The deadline for making a QCD varies.
- A QCD must be received by the charity by December 31 if the check is mailed from the IRA custodian directly to the charity.
- If you have a checkbook for your IRA and write a check, the check must be CASHED by December 31. If you plan on making a year-end QCD by writing a check, be sure to leave plenty of time to allow the charity to cash the check. You may even want to contact someone at the charity to notify them of your donation and remind of this unique rule.
Deducting your Gift
Charitable deduction rules can be very complicated, and you should work with your tax advisor to ensure you are maximizing the tax benefit of any donation. Here are some key items to keep in mind:
- Typically, you must itemize deductions in order to qualify for a charitable deduction.
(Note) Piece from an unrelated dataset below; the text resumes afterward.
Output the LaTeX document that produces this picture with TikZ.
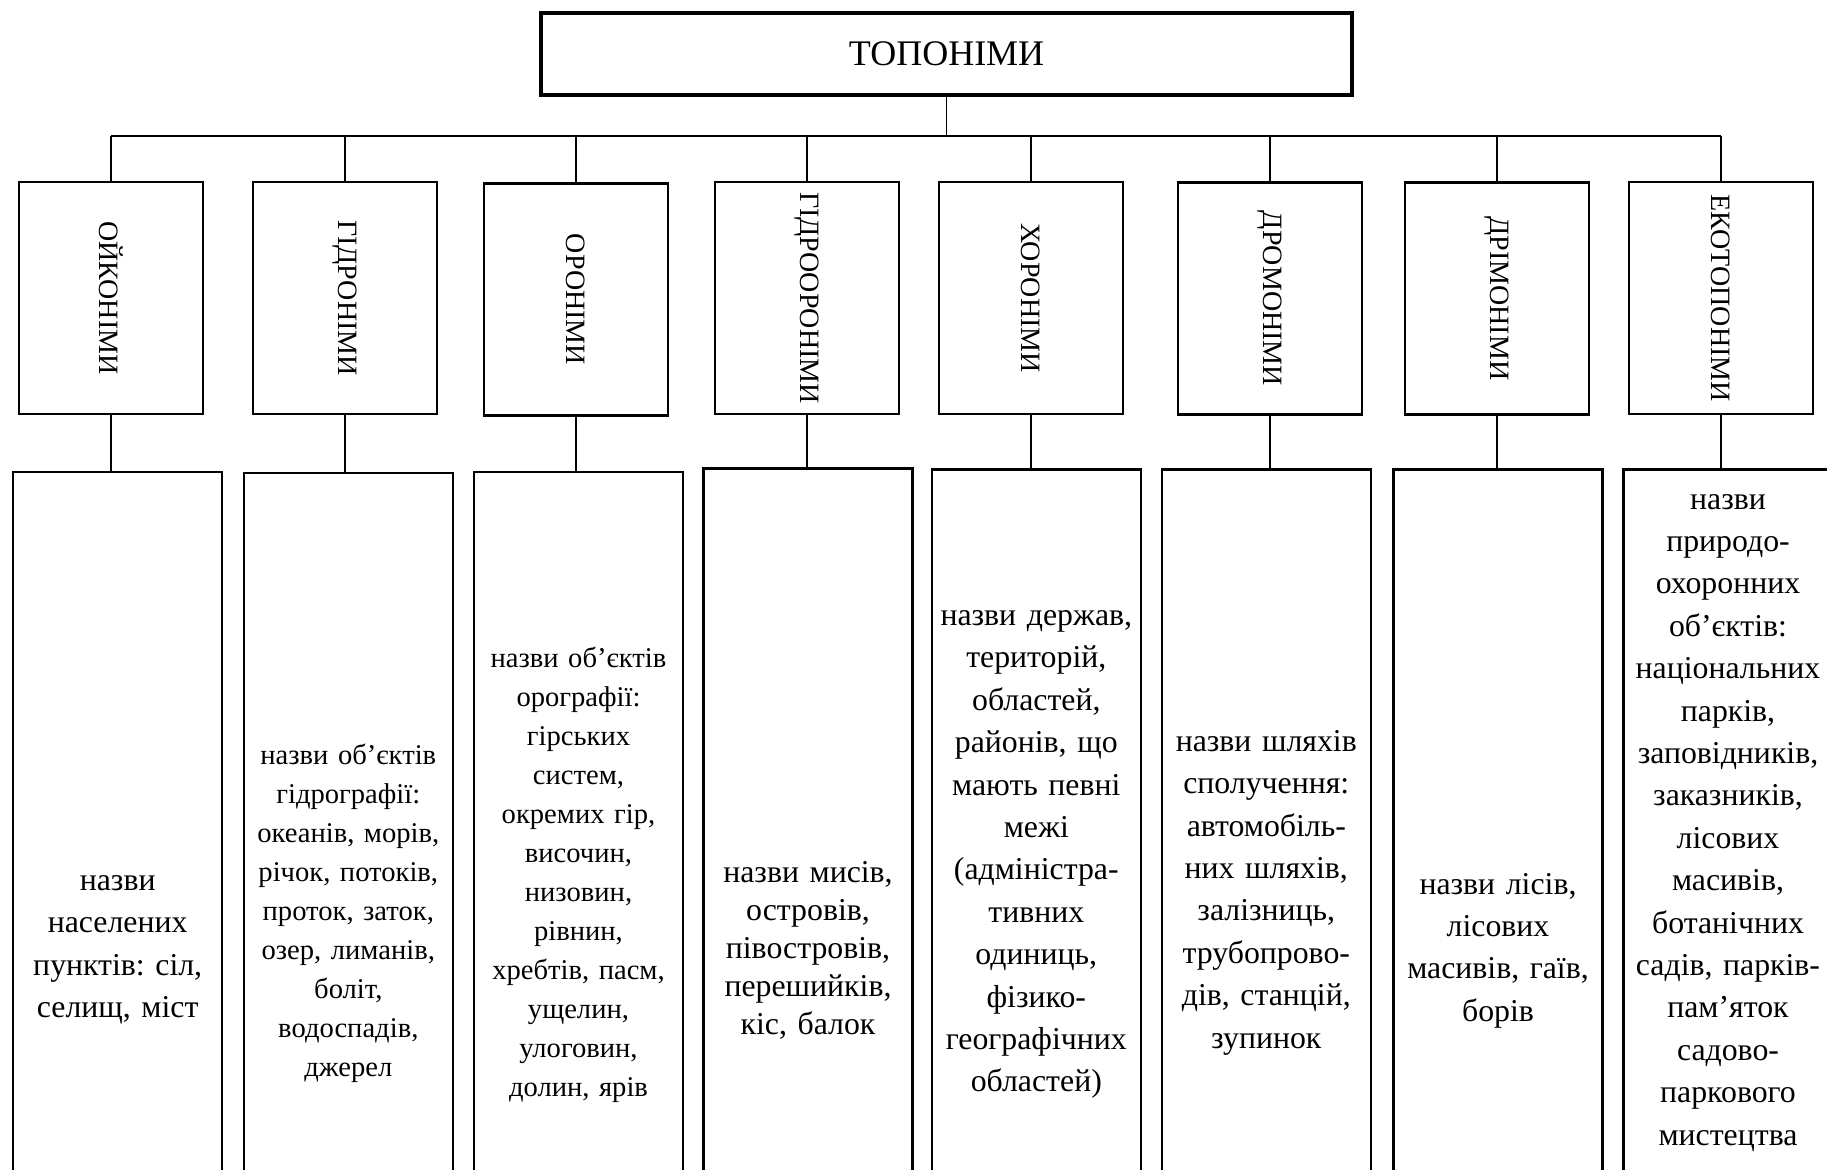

In 2020, you may deduct up to 100% of your adjusted gross income (AGI) for cash gifts made to public charities. The limit is still 60% of AGI for donations to donor advised funds and supporting organizations. Donations of appreciated securities to a public charity are limited to 30% of AGI.
- If you do not itemize, you may deduct up to $300 as an “above-the-line” deduction for charitable gifts.
- To deduct a charitable gift, adequate documentation must be kept.
- For cash donations, the donor must maintain a bank record or written communication from the donor showing the name of the donee, the date of the contribution and the amount of the contribution.
- For donations of property, additional documentation may be required.
- Consider a deduction bunching strategy. Through a technique known as bunching, a taxpayer can keep their total expenses the same, but increase their total tax deductions over multiple years. Under bunching a taxpayer delays a year’s worth of charitable giving from one year to the next, but then gives double the amount to charity in that second year. The total giving stays the same, but the total tax deductions claimed are increased.
Donor Advised Funds
A donor advised fund (DAF) is a charitable investment account used for the sole purpose of supporting charitable organizations you care about. When you contribute cash, securities, or other assets to the DAF, you are generally eligible to take an immediate tax deduction. The funds in the DAF can then be granted to charity over time at your discretion.
A DAF can be a great tool for someone who is bunching deductions. You are able to receive an immediate deduction for all contributions (up to limits) while distributing the funds to charity over time.
Donor advised funds are a flexible, easy to administer and a relatively inexpensive way to leverage your charitable giving over time. They have become a very popular giving tool for those reasons.
If you have already established a Donor Advised Fund through Schwab, consult Schwab Charitable’s 2020 Year-End Contribution Guidelines for important deadlines.